Anonymous Report 1 on 2020-7-1 (Invited Report)
The paper is asking an extremely important question, relevant not only for particle physics applications of generative networks, but also for broader applications of machine learning.
The argument given in Sec.2 is neither mathematically or formally backed up, nor is it illustrated by an analysis. More than that, looking at broader applications of machine learning I would argue that it is most likely wrong. Specifically:
1- The sentence `This implies that the model (parameter) discriminating power...' comes out of nowhere. Why is this implied?
2- The example given below is not correct. A network can interpolate and it can learn an (approximate) functional form, because a neural network is nothing but a learned function. Sampling from a network can improve the analysis, even it those additional events are not a fully adequate replacement for the same number of properly sampled points. Where am I wrong?
3- In Sec.2.2 it sounds like the authors are complaining correctly that GAN analyses typically fail to address the issue of robustness and information content. This is true, I completely agree, but this does not mean that it could not be shown;
4- Making a cynical argument like at the end of Sec.2.2 really requires to be right, otherwise it is irritating and not appropriate;
5- I am not sure why the authors only discuss GANs and not other generative networks. Is this meant as an indication that the argument does not hold generally? For instance event generation is done with GANs the same way it is done with VAEs.

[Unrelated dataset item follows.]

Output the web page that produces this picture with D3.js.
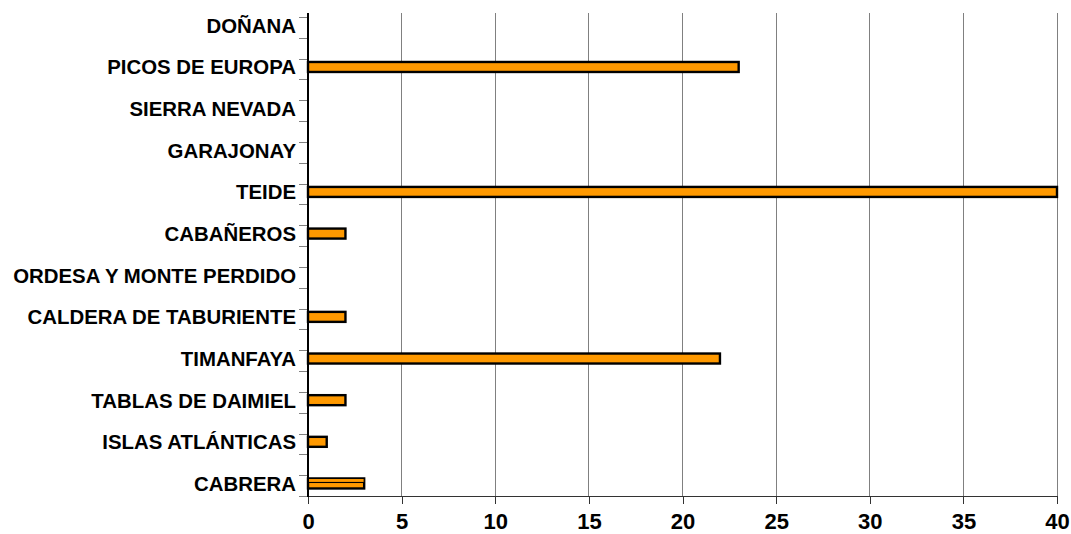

Please note that I am not saying that I can solve the problem the authors address. The issue I have is that I see plenty of evidence that either their general claim is wrong, or it is so specific that most applications of generative networks will end up on the extensive list of exceptions. The latter case would be interesting formally, but it needs a solid proof, separating the good use of generative networks from the bad use.
Please provide a formal and solid proof for the claims in Sec.2. And I am sorry, but my guess is that this will not be possible, because the evidence I have seen in the literature points in the other direction.